Zu diesen Kritikerinnen gehören unter anderen die Femonationalistinnen. Sie sagen, dass es in Europa bloss Sexismus gäbe, weil so viele Leute hier hin flüchten würden. Obwohl der Bewegung aus den verschiedensten Kreisen unterstellt wird, dass es sich hierbei bloss um eine neurechte Bewegung handelt, die feministische Begriffe missbraucht, erfreut sich die Strömung gerade an grossem Interesse in den sozialen Medien.
Unter dem Hashtag #120db (Dezibel) will eine Gruppe von Frauen aus der indentitären Bewegung zum «wahren» Aufschrei gegen Sexismus aufrufen. 120 Dezibel, so die Gruppe, sei die Lautstärke eines Handelsüblichen Taschenalarms, den mittlerweile jede Frau in Zentraleuropa rund um die Uhr bei sich haben müsste.

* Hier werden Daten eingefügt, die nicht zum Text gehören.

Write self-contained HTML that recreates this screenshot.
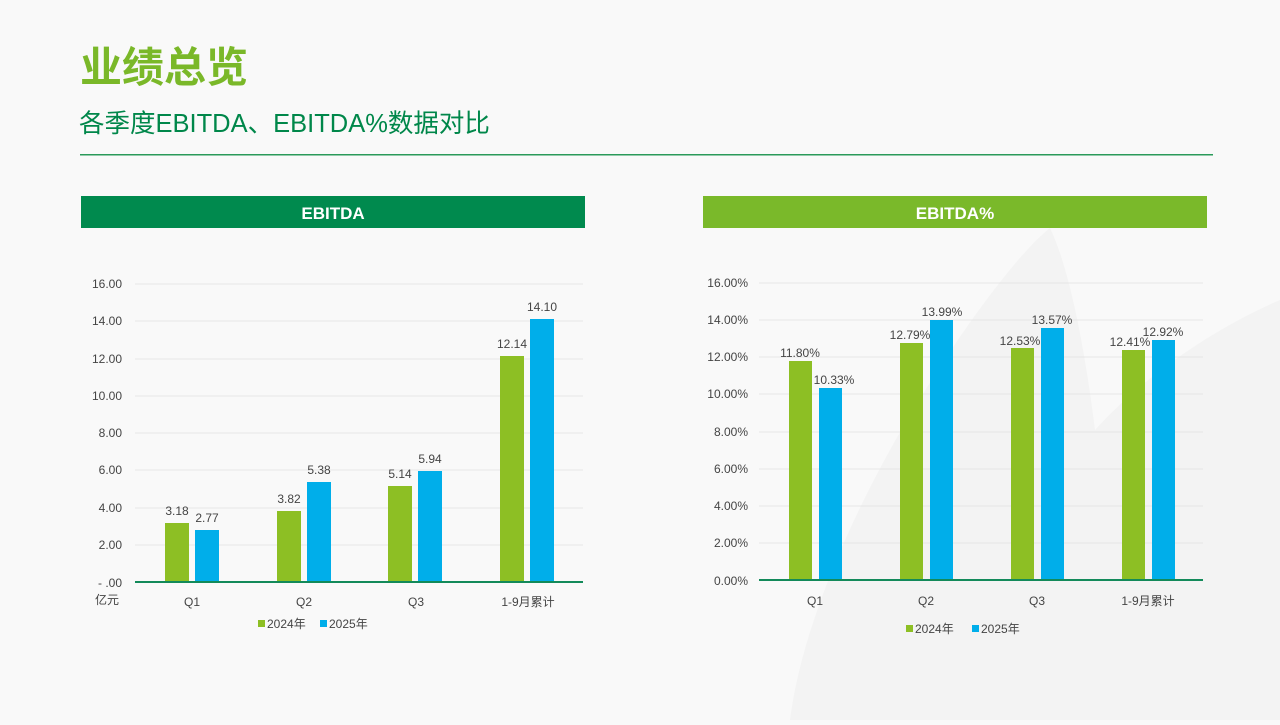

In einem Video sagen einige Mitglieder der Gruppe explizit, dass jeder, der sich für eine lockere Einwanderungspolitik ausspreche, die Vergewaltigung von zentraleuropäischen Frauen mitverantworte.
Der Femonationalismus zeigt, dass auch rechte Frauen gegen Unterdrückung kämpfen. Jedoch geht es diesen Frauen dabei nicht um die Unterdrückung durch das Patriarchat, sondern um die Unterdrückung ihrer rechten Ideologie durch eine Gesellschaft, die sich um Freiheit und Toleranz bemüht.
Eine Gesellschaft, die sich um Freiheit und Toleranz bloss bemüht, reicht der letzten unserer Feminismus-Strömungen nicht aus. Die Anarcha-Feministinnen sind wohl die radikalsten Aktivistinnen, was ihre Forderungen anbelangt.
In ihren Augen kann die Gleichstellung nur erreicht werden, wenn Nationalstaaten zerstört, die Ehe abgeschafft und der Kapitalismus überwunden ist. Die Unterdückung, die sie bekämpfen wollen, zeige sich in jeder Faser unserer Kultur. Im Kaufhaus, am Arbeitsplatz, an Landesgrenzen und im Schlafzimmer. Die einzige Möglichkeit, um diese Misere zu stoppen, sei das Überwinden jeglicher Grenzen und somit das Ausrufen der Anarchie.
Was für die Anarcha-Feministinnen soviel bedeutet wie die Ablehnung jeder Hierarchie und die damit verbundene grenzenlose Zusammenarbeit aller Menschen an einer freiheitlichen Gesellschaft. Sowohl im öffentlichen, wie auch im privaten Leben.